Repeat everything from the first line of the listing below through the line that contains "['MnO2', 'Mn2O3', 'Mn3O4-bulk', 'Mn3O4-nano', 'MnO'];", exactly. Leave out pictures.

## Begin COLLECTED MATERIAL

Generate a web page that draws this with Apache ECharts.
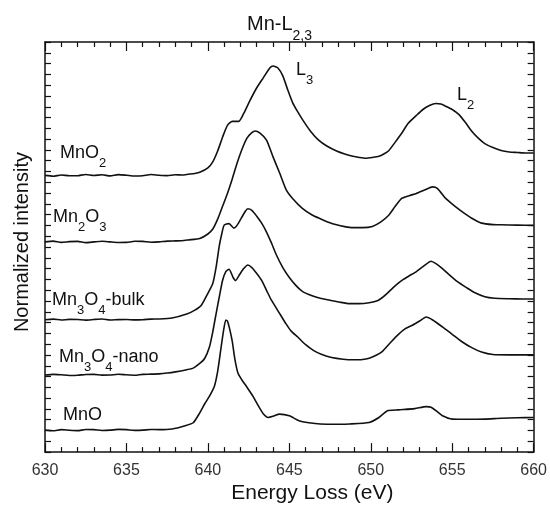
<!DOCTYPE html>
<html>
<head>
<meta charset="utf-8">
<script src="https://cdn.jsdelivr.net/npm/echarts@6/dist/echarts.min.js"></script>
<style>
  html, body { margin: 0; padding: 0; background: #fff; }
  #chart { width: 550px; height: 509px; }
</style>
</head>
<body>
<div id="chart"></div>
<script>
// energy loss (eV) vs normalized intensity (arb. units, spectra stacked with offsets)
const energyMin = 630;
const energyMax = 660;
const energyStep = 5;
const intensityMax = 415;
const intensityTicks = 38;

const seriesNames = ['MnO2', 'Mn2O3', 'Mn3O4-bulk', 'Mn3O4-nano', 'MnO'];

const mnO2 = [
  [630, 280.0], [630.5, 279.2], [631, 280.4], [631.5, 279.6], [632, 279.7], [632.5, 280.9],
  [633, 279.9], [633.5, 280.6], [634, 279.5], [634.5, 280.8], [635, 280.2], [635.5, 279.4],
  [636, 279.7], [636.5, 280.9], [637, 280.2], [637.5, 279.8], [638, 280.6], [638.4, 280.4],
  [638.8, 281.2], [639.2, 282.0], [639.5, 283.2], [640, 287.7],
  [640.3, 293.7], [640.6, 304.7], [640.9, 318.7], [641.2, 330.7], [641.5, 334.7], [641.9, 334.7],
  [642.2, 342.7], [642.55, 354.7], [643, 368.7], [643.4, 378.7], [643.8, 388.7], [644.0, 390.7],
  [644.3, 388.7], [644.6, 380.7], [644.9, 366.7], [645.2, 353.7], [645.5, 344.7], [645.8, 336.7],
  [646.3, 324.7], [646.8, 315.7], [647.3, 309.7], [647.9, 304.7], [648.4, 301.7], [648.9, 299.4],
  [649.3, 298.2], [649.7, 297.4], [650.1, 298.2], [650.5, 299.4], [650.8, 301.7], [651.1, 305.0],
  [651.5, 313.7], [651.9, 322.7], [652.3, 332.7], [652.8, 340.7], [653.2, 346.7], [653.6, 350.7],
  [654.0, 352.7], [654.3, 352.2], [654.6, 350.0], [655.0, 346.7], [655.4, 341.7], [655.8, 333.7],
  [656.2, 324.7], [656.6, 317.7], [657.0, 312.2], [657.5, 308.2], [658.0, 305.2], [658.5, 303.7],
  [659, 303.2], [659.5, 302.7], [660, 302.7]
];

const mn2O3 = [
  [630, 212.7], [630.5, 213.5], [631, 212.2], [631.5, 213.0], [632, 213.2], [632.5, 212.0],
  [633, 212.7], [633.5, 213.4], [634, 212.7], [634.5, 212.1], [635, 212.2], [635.5, 213.3],
  [636, 213.2], [636.5, 212.4], [637, 212.7], [637.5, 213.5], [638, 213.7], [638.4, 213.9],
  [638.8, 214.7], [639.5, 216.2], [640, 220.7],
  [640.3, 225.7], [640.6, 235.7], [640.9, 248.7], [641.2, 261.7], [641.5, 276.7], [641.8, 292.7],
  [642.1, 306.7], [642.4, 317.7], [642.7, 323.2], [642.9, 325.0], [643.2, 322.7], [643.6, 315.7],
  [644.0, 298.7], [644.4, 282.7], [644.8, 265.7], [645.2, 256.7], [645.8, 246.7], [646.4, 240.0],
  [646.9, 236.2], [647.4, 232.7], [647.9, 230.0], [648.4, 228.2], [648.9, 227.2], [649.5, 227.2],
  [650.1, 228.4], [650.6, 232.7], [651.1, 239.7], [651.5, 248.7], [651.9, 256.7], [652.4, 259.7],
  [652.8, 261.7], [653.3, 265.2], [653.8, 268.4], [654.1, 266.7], [654.6, 256.7], [655.1, 249.7],
  [655.6, 243.4], [656.2, 236.7], [656.8, 231.7], [657.5, 230.2], [658, 230.0], [659, 229.7],
  [660, 229.4]
];

const mn3O4Bulk = [
  [630, 134.0], [630.5, 134.6], [631, 133.7], [631.5, 134.3], [632, 134.2], [632.5, 133.6],
  [633, 134.2], [633.5, 134.7], [634, 133.7], [634.5, 134.1], [635, 134.2], [635.5, 133.8],
  [636, 134.0], [636.5, 134.6], [637, 134.7], [637.8, 135.7], [638.7, 139.7], [639.2, 143.7],
  [639.6, 148.7],
  [640.0, 160.7], [640.3, 170.7], [640.5, 186.7], [640.7, 208.7], [640.85, 220.7], [641.0, 229.7],
  [641.3, 231.2], [641.6, 226.7], [641.8, 229.7], [642.05, 236.7], [642.3, 243.7], [642.45, 246.2],
  [642.7, 244.7], [643.0, 238.7], [643.3, 231.7], [643.6, 222.7], [643.9, 211.7], [644.2, 199.7],
  [644.6, 186.7], [645.0, 176.7], [645.4, 168.7], [645.8, 162.7], [646.4, 158.2], [646.9, 155.7],
  [647.5, 153.7], [648.1, 151.7], [648.7, 150.2], [649.3, 150.2], [649.9, 151.2], [650.4, 153.2],
  [650.8, 157.7], [651.2, 163.7], [651.6, 169.7], [652.0, 174.7], [652.4, 178.7], [652.8, 182.7],
  [653.2, 187.7], [653.7, 193.2], [654.0, 190.7], [654.4, 185.7], [654.8, 179.7], [655.3, 172.7],
  [655.9, 166.2], [656.4, 161.2], [657.0, 157.2], [657.6, 155.7], [658.5, 155.2], [659.3, 155.0],
  [660, 155.0]
];

const mn3O4Nano = [
  [630, 78.0], [630.5, 78.7], [631, 78.2], [631.5, 77.5], [632, 77.7], [632.5, 78.6],
  [633, 78.7], [633.5, 77.9], [634, 78.0], [634.5, 78.8], [635, 78.2], [635.5, 77.8],
  [636, 78.7], [636.5, 78.9], [637, 79.2], [637.5, 80.0], [638, 81.2], [638.7, 83.4],
  [639.1, 85.0], [639.5, 89.7],
  [639.8, 94.7], [640.1, 106.7], [640.3, 121.7], [640.5, 139.7], [640.72, 158.7], [640.9, 173.7],
  [641.1, 182.7], [641.3, 185.0], [641.55, 176.7], [641.7, 173.7], [641.95, 179.7], [642.2, 185.7],
  [642.45, 189.4], [642.7, 186.7], [643.0, 180.7], [643.3, 173.7], [643.6, 163.7], [643.9, 153.7],
  [644.2, 145.7], [644.5, 137.7], [644.8, 129.7], [645.1, 122.7], [645.5, 116.7], [646.0, 108.7],
  [646.5, 102.7], [647.0, 98.7], [647.6, 95.7], [648.3, 94.0], [648.9, 93.4], [649.5, 93.7],
  [649.9, 95.0], [650.3, 97.7], [650.7, 101.7], [651.2, 110.7], [651.7, 119.2], [652.1, 124.7],
  [652.55, 128.4], [653.0, 132.7], [653.4, 136.7], [653.8, 133.7], [654.4, 126.7], [655.0, 119.2],
  [655.6, 111.7], [656.2, 105.7], [656.8, 101.2], [657.5, 98.7], [658.5, 98.4], [660, 98.4]
];

const mnO = [
  [630, 22.2], [630.5, 21.6], [631, 22.7], [631.5, 22.1], [632, 21.7], [632.5, 22.8],
  [633, 22.7], [633.5, 21.9], [634, 22.2], [634.5, 23.0], [635, 22.7], [635.5, 22.0],
  [636, 22.2], [636.5, 22.9], [637, 22.7], [637.8, 23.4], [638.6, 26.7], [639.1, 29.7],
  [639.5, 39.7],
  [639.8, 48.7], [640.1, 56.7], [640.4, 66.7], [640.6, 81.7], [640.8, 104.7], [640.95, 121.7],
  [641.1, 133.7], [641.2, 132.7], [641.35, 123.7], [641.5, 111.7], [641.65, 94.7], [641.85, 79.7],
  [642.1, 72.7], [642.4, 65.7], [642.8, 55.7], [643.1, 46.7], [643.4, 38.7], [643.7, 35.0],
  [644.0, 36.2], [644.4, 38.4], [645.0, 36.7], [645.6, 31.7], [646.2, 29.7], [646.9, 28.4],
  [648, 28.2], [648.7, 28.4], [649.9, 30.0], [650.5, 35.0], [651.0, 41.7], [651.7, 42.7],
  [652.7, 44.0], [653.4, 46.0], [653.7, 45.4], [654.1, 40.7], [654.4, 36.7], [655.0, 33.4],
  [656, 33.2], [657, 33.4], [658, 34.2], [659, 34.7], [660, 35.0]
];

const spectra = [mnO2, mn2O3, mn3O4Bulk, mn3O4Nano, mnO];

const FONT = "'Liberation Sans', Arial, Helvetica, sans-serif";
const INK = '#111';

const SUB_RICH = {
  m: { fontSize: 18, lineHeight: 20, verticalAlign: 'top', fontFamily: FONT, color: INK },
  s: { fontSize: 13, lineHeight: 14, verticalAlign: 'top', padding: [13, 0, 0, 0], fontFamily: FONT, color: INK },
};

function richLabel(text, left, top) {
  return {
    type: 'text',
    left,
    top,
    style: { text, rich: SUB_RICH, fill: INK },
  };
}

const frameAxis = {
  min: energyMin,
  max: energyMax,
  interval: energyStep,
  axisLine: { show: true, onZero: false, lineStyle: { color: INK, width: 1.5 } },
  axisTick: { show: true, inside: true, length: 9, lineStyle: { color: INK, width: 1.2 } },
  minorTick: { show: true, splitNumber: 5, length: 5, lineStyle: { color: INK, width: 1.2 } },
  splitLine: { show: false },
  minorSplitLine: { show: false },
};

const frameYAxis = {
  min: 0,
  max: intensityMax,
  interval: intensityMax / intensityTicks,
  axisLine: { show: true, onZero: false, lineStyle: { color: INK, width: 1.5 } },
  axisTick: { show: true, inside: true, length: 6, lineStyle: { color: INK, width: 1.2 } },
  axisLabel: { show: false },
  splitLine: { show: false },
};

const chart = echarts.init(document.getElementById('chart'));

chart.setOption({
  animation: false,
  backgroundColor: '#fff',
  title: {
    text: '{m|Mn-L}{s|2,3}',
    left: 242,
    top: 9,
    textStyle: {
      fontWeight: 'normal',
      rich: {
        m: { fontSize: 20, lineHeight: 22, fontWeight: 'normal', verticalAlign: 'top', fontFamily: FONT, color: INK },
        s: { fontSize: 14, lineHeight: 15, fontWeight: 'normal', verticalAlign: 'top', padding: [15, 0, 0, 0], fontFamily: FONT, color: INK },
      },
    },
  },
  grid: { left: 45, right: 15, top: 42, bottom: 52 },
  xAxis: [
    {
      ...frameAxis,
      type: 'value',
      position: 'bottom',
      name: 'Energy Loss (eV)',
      nameLocation: 'middle',
      nameGap: 28,
      nameTextStyle: { fontSize: 21, fontFamily: FONT, color: INK, padding: [0, 0, 0, 46] },
      axisLabel: { show: true, fontSize: 16, fontFamily: FONT, color: '#333', margin: 10 },
    },
    {
      ...frameAxis,
      type: 'value',
      position: 'top',
      axisLabel: { show: false },
    },
  ],
  yAxis: [
    {
      ...frameYAxis,
      type: 'value',
      position: 'left',
      name: 'Normalized intensity',
      nameLocation: 'middle',
      nameGap: 13,
      nameTextStyle: { fontSize: 20, fontFamily: FONT, color: INK, padding: [0, 0, 0, 10] },
    },
    {
      ...frameYAxis,
      type: 'value',
      position: 'right',
    },
  ],
  series: spectra.map((data, i) => ({
    name: seriesNames[i],
    type: 'line',
    data,
    xAxisIndex: 0,
    yAxisIndex: 0,
    showSymbol: false,
    smooth: 0.2,
    lineStyle: { color: INK, width: 1.6 },
  })),
  graphic: [
    richLabel('{m|MnO}{s|2}', 60, 144),
    richLabel('{m|Mn}{s|2}{m|O}{s|3}', 53, 208),
    richLabel('{m|Mn}{s|3}{m|O}{s|4}{m|-bulk}', 52, 291),
    richLabel('{m|Mn}{s|3}{m|O}{s|4}{m|-nano}', 59, 348),
    richLabel('{m|MnO}', 63, 406),
    richLabel('{m|L}{s|3}', 296, 61),
    richLabel('{m|L}{s|2}', 457, 86),
  ],
});
</script>
</body>
</html>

## End COLLECTED MATERIAL

→ **FINAL RESULT**
Generate a web page that draws this with Apache ECharts.
<!DOCTYPE html>
<html>
<head>
<meta charset="utf-8">
<script src="https://cdn.jsdelivr.net/npm/echarts@6/dist/echarts.min.js"></script>
<style>
  html, body { margin: 0; padding: 0; background: #fff; }
  #chart { width: 550px; height: 509px; }
</style>
</head>
<body>
<div id="chart"></div>
<script>
// energy loss (eV) vs normalized intensity (arb. units, spectra stacked with offsets)
const energyMin = 630;
const energyMax = 660;
const energyStep = 5;
const intensityMax = 415;
const intensityTicks = 38;

const seriesNames = ['MnO2', 'Mn2O3', 'Mn3O4-bulk', 'Mn3O4-nano', 'MnO'];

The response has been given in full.